Design must also welcome the lessons of weather. Buildings shaped by wind, sun and rain teach us seasonal and local rhythms in ways that climate controlled interiors cannot. A porch that invites salt air teaches how to breathe with the coast. A threshold that channels winter wind invites rituals of shedding and bundling. Rain on a metal roof marks time with a sound that becomes part of a household’s memory. Allowing weather to be felt turns climate into a living material of design.
This means deliberate design choices that use weather as a tool: operable shutters that filter light and hold back storms, overhangs that frame summer sun and invite shade, porches and breezeways that encourage cross ventilation, and planting that buffers gusts while admitting views. Materials respond differently by climate; salt air demands corrosion resistant fastenings and accessible maintenance, snow calls for steep pitches and careful detailing at eaves. These responses grow from conditions on the ground and from the habits those conditions produce. A seaside house that celebrates cross breezes, raised thresholds and easy drying materials is a different proposition from a mountain cabin designed for compact warmth and snow management.


Each builds rituals of care that are particular to its place.


Weather exposure also shapes social life. Streets with canopies of rain and sun nurture chance encounters. Public steps that collect warmth in a cold city become places to rest and talk. The sensory presence of weather renders a neighborhood legible across seasons. Design that invites this exposure supports a richer civic life by producing shared routines and keeping maintenance close to the people who use the place.


Architectural education must re learn its tactile syllabus.
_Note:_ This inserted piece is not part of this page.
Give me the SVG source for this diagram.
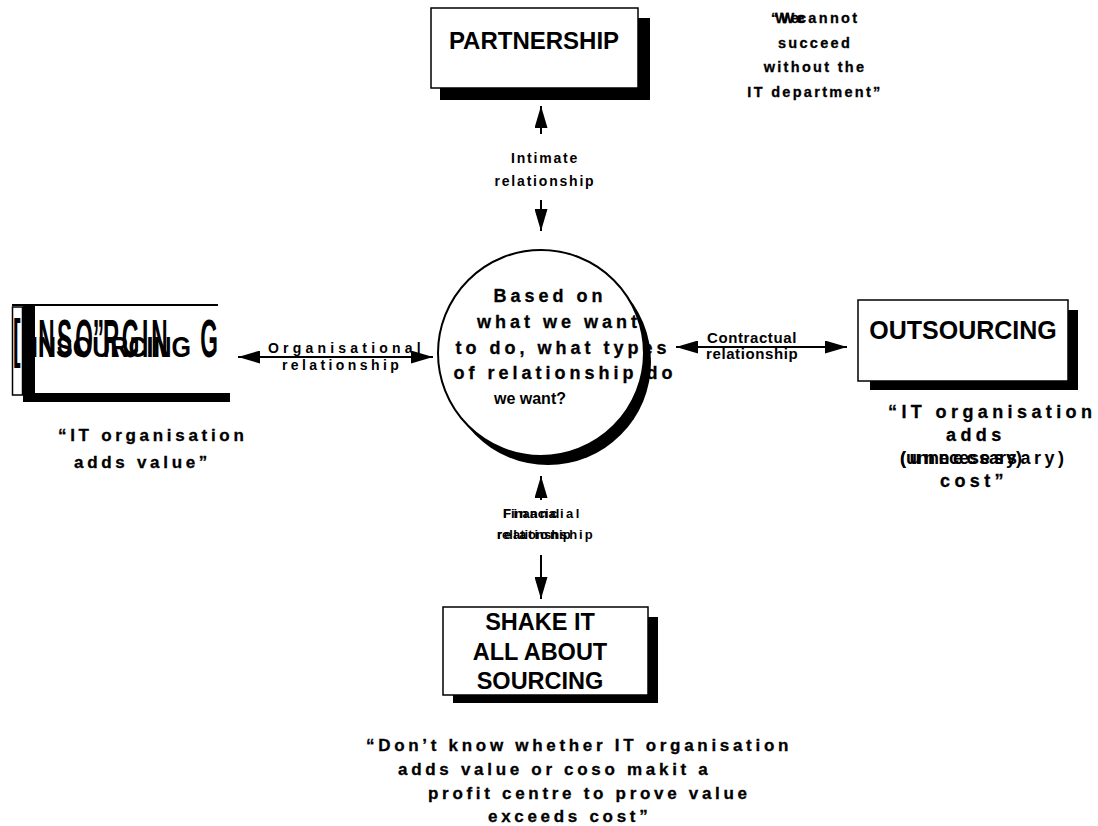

Digital modelling and light studies teach proportion and spectacle. Full scale mockups, joinery workshops and long term material studies teach how a building will feel after years of inhabitation. Design that respects touch asks students and clients alike to measure a detail not only in millimetres but in memory. It asks builders to think about repair, and clients to accept work that will grow richer with time.
If the future is smart, let it also be rough.


Keep thresholds that resist. Keep surfaces that remember. Let buildings remain places of home and everyday life by ensuring that we keep enough of the work to make meaning. In the end, the question is not whether buildings will anticipate us, but whether they will still let us finish the sentence.